A classic nominee arrangement involves a Thai national holding shares on behalf of foreign investors to bypass restrictions under Thailand’s Foreign Business Act B.E. 2542 (1999). Such arrangements have long been illegal, but enforcement was historically driven by complaints, inspections or isolated investigations. That has now changed.
Since 2024, scrutiny has escalated significantly, driven by Thailand’s full operational maturity under the OECD’s Common Reporting Standard (CRS) and increased pressure from international peer reviews. The result is a shift from reactive enforcement to systematic, data-driven detection.
WHAT IS CRS?
Developed by the OECD, the Common Reporting Standard is a global framework for the automatic exchange of financial account information between tax authorities. Financial institutions must identify account holders, determine tax residency and report financial data ‒ including balances, dividends and proceeds ‒ to local authorities. This information is then exchanged with over 100 participating jurisdictions worldwide.
CRS as an Enforcement Multiplier: CRS is no longer a passive reporting exercise. In Thailand, it has become a powerful enforcement tool. Banks now report financial information of foreign tax residents to the Thai Revenue Department, enabling authorities to identify dividend flows, capital movements and remittances that are inconsistent with declared Thai ownership.
These inconsistencies often trigger broader investigations linking CRS data with beneficial ownership filings, corporate records and anti-money laundering checks. Even structures that appear compliant from a corporate law perspective may raise red flags when financial flows reveal a different economic reality. In some cases, this has resulted in account freezes, transaction delays and heightened audits across multiple agencies.
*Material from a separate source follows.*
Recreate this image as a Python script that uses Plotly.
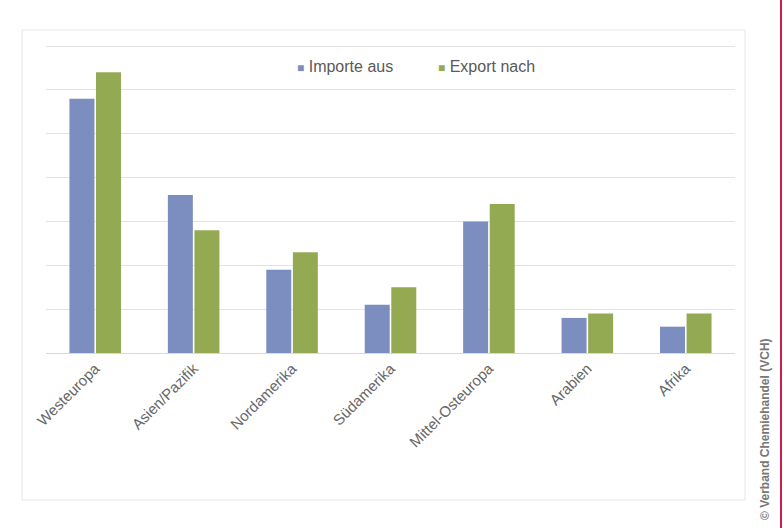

A System-Wide Burden: The crackdown extends beyond business. Banks are under increasing pressure to comply with overlapping obligations under CRS, Anti-Money Laundering, Foreign Account Tax Compliance Act (FATCA) and beneficial ownership regulations ‒ while also responding to requests from foreign tax authorities and correspondent banks. Compliance teams are expected not only to collect documents, but to challenge ownership explanations and assess substance, leading to longer onboarding times and growing de-risking measures.
Why This Matters: This is no longer just about deliberate non-compliance. Well-intentioned businesses may face scrutiny if their structures lack clarity or fail to reflect actual control and benefit. Nominee issues now sit at the intersection of the Department of Business Development, Revenue Department, Anti-Money Laundering Office, Bank of Thailand and international authorities.
What Businesses Should Do: Businesses should proactively prepare by declaring true controllers, aligning banking, tax and corporate records, and ensuring tax residency is properly supported with valid certificates. Legal alternatives ‒ such as BOI promotions or appropriate licenses ‒ should be explored. With more than 46,000 entities reportedly under review, reactive compliance is no longer sufficient.
In an era of automatic information exchange, transparency is not optional. Structures that rely on opacity are increasingly exposed ‒ often not through inspections, but through data.